Across all battery types, there are several things that you can do to ensure the maximum production from your battery: Always store batteries in a cool and dry place, fully charged, before storing for longer periods of time. Never leave your battery on its charger for more than 24 hours, doing so will shorten the life of your battery. Keep your batteries clean.  A clean battery will ensure a good connection. Keep your batteries dry. Moisture can corrode contact points and limit charge/discharge performance. Do not leave your battery dormant.

Self-discharge

Self-discharge is the loss of useful capacity within a battery due to internal chemical reactions. Self- discharge will occur within all battery chemistries and will be influenced by temperature. Self-discharge will occur regardless of whether the battery is connected or not.

 Jump Start My Car Battery Using Booster Cables

Warning: Batteries produce explosive gases. These instructions are designed to minimize the explosion hazard. Keep sparks, flames, and cigarettes away from batteries at all times. Both batteries should have the same voltage (6, 12, etc.).

When jump starting, always wear proper eye protection and never lean over the battery. Do not jump start a damaged battery; inspect both batteries before connecting booster cables. Be sure vent caps are tight and level. Be sure that the vehicles are not touching and that both ignition switches are in the "OFF" position. Turn off all electrical equipment (radio, defroster, windshield wipers, lights, etc.)
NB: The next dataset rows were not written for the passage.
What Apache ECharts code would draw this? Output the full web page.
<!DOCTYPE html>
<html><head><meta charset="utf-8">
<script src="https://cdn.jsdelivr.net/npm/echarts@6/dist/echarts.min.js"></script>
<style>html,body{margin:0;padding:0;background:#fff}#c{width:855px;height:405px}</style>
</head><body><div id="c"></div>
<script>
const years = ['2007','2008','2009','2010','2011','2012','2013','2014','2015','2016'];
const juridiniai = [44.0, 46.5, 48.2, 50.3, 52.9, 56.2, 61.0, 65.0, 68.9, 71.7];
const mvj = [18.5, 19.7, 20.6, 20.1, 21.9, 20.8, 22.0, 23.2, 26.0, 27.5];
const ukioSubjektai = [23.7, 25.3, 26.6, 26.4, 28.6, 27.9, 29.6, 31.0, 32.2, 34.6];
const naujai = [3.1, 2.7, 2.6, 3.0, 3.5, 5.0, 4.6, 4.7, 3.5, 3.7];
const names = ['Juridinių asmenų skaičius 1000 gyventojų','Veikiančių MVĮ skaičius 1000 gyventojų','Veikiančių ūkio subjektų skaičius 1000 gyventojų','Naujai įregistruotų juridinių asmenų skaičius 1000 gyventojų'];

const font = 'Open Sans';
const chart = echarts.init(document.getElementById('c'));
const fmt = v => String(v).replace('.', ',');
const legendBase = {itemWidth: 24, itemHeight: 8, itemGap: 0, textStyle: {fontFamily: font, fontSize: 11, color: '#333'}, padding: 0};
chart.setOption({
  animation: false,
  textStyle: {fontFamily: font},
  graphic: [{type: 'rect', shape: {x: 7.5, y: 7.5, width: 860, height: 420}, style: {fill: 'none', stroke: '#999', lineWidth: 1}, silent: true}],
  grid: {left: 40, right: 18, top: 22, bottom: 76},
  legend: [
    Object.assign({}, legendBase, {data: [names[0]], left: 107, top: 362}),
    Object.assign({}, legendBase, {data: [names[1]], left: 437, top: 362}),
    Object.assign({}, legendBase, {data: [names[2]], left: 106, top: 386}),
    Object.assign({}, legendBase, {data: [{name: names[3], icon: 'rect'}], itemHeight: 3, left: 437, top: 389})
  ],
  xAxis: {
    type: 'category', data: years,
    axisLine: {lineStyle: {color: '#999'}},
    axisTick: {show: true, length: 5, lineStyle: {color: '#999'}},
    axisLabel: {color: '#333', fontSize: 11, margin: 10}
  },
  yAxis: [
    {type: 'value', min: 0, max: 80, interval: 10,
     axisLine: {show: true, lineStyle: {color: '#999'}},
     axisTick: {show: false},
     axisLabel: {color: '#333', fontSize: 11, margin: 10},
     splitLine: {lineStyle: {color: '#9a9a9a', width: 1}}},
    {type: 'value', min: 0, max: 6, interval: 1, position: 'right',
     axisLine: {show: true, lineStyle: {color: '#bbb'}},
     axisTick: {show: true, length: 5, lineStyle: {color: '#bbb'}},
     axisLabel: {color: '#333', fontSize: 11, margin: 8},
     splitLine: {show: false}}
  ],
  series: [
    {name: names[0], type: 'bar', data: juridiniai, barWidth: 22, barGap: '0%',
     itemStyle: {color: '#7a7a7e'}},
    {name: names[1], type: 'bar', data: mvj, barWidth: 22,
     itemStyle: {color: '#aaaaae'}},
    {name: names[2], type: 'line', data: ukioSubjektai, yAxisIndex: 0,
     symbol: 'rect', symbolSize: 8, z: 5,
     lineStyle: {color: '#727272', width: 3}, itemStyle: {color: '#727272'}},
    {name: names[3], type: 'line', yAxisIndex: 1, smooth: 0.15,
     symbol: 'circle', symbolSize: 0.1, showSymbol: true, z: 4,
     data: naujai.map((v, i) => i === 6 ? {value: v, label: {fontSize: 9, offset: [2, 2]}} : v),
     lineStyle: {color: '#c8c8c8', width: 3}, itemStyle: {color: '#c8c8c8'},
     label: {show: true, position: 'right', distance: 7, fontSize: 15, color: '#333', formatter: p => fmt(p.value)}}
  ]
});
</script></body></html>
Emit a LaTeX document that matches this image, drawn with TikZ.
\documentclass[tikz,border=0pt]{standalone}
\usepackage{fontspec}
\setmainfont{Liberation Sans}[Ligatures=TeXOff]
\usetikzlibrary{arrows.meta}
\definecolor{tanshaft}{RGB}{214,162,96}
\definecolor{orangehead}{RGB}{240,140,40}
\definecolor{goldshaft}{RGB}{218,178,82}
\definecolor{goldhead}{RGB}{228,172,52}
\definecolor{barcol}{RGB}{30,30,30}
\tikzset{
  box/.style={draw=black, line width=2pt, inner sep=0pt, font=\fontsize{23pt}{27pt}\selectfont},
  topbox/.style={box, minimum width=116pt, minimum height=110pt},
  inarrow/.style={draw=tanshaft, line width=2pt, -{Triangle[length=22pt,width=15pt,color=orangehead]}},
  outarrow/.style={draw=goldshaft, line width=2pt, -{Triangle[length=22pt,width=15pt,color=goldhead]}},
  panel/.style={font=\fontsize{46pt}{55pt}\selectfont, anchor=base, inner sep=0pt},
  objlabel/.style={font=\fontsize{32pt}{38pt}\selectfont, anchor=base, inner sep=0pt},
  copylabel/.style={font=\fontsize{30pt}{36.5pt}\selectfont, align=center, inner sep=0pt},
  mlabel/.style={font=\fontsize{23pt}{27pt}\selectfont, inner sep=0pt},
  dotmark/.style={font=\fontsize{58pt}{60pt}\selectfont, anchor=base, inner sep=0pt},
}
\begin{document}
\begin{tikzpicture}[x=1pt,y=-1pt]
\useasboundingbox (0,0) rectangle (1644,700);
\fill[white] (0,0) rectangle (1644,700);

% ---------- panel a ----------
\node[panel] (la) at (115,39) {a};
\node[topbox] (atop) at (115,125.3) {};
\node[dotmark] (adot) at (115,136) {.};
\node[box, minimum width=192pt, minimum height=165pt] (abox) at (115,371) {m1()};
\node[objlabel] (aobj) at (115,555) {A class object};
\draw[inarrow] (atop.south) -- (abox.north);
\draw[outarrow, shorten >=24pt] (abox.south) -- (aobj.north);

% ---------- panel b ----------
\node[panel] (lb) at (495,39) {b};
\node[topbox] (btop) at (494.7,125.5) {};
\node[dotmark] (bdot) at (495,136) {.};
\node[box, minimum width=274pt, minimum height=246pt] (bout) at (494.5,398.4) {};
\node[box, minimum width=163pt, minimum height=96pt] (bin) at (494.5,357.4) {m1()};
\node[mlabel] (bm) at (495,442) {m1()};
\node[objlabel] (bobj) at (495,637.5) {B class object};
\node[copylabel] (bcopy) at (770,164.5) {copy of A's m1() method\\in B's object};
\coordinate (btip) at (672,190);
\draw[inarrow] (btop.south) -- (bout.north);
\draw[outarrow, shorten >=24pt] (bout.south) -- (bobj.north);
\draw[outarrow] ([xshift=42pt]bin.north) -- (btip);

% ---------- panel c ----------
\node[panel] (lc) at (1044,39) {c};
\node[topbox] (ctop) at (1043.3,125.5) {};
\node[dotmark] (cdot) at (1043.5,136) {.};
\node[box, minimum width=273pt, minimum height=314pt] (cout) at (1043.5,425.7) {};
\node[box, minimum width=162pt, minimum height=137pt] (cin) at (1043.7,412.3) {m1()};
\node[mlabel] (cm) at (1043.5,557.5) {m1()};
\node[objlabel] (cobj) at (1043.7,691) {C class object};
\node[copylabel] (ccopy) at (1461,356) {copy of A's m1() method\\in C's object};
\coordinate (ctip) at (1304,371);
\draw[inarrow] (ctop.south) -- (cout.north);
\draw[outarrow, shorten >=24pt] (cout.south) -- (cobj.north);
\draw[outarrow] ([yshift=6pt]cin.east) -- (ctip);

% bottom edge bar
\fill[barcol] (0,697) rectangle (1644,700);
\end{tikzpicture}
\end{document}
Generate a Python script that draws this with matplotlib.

The following steps should be followed exactly:

1. Connect positive (+) booster cable to positive (+) terminal of discharged battery.
2. Connect other end of positive (+) cable to positive (+) terminal of assisting battery.
3. Connect negative (-) cable to negative (-) terminal of assisting battery.
4. MAKE FINAL CONNECTION OF NEGATIVE (-) CABLE TO ENGINE BLOCK OF STALLED VEHICLE, AWAY FROM BATTERY AND CARBURETOR.
5. Be sure that cables are clear of fan blades, belts and other moving parts of both engines.
6. Start vehicle and remove cables in REVERSE order of connections.

Old batteries may be returned to the battery retailer, automotive service station, a battery manufacturer or other authorized collection centers for recycling. LaBatteries always pays top dollar for  you old batteries. For current scrap battery prices call us at 318-636-3521. For more info on recycling old batteries, see our reycling page.

The code indicates the month and year when the battery was shipped out of the factory. LETTER stands for the month, A to L (A=January, B=February, C=March, and so on); NUMBER is the last digit of the year.

Example: A battery marked with a“D8” date code.

“D8” means that it was shipped from the factory around April of 2018.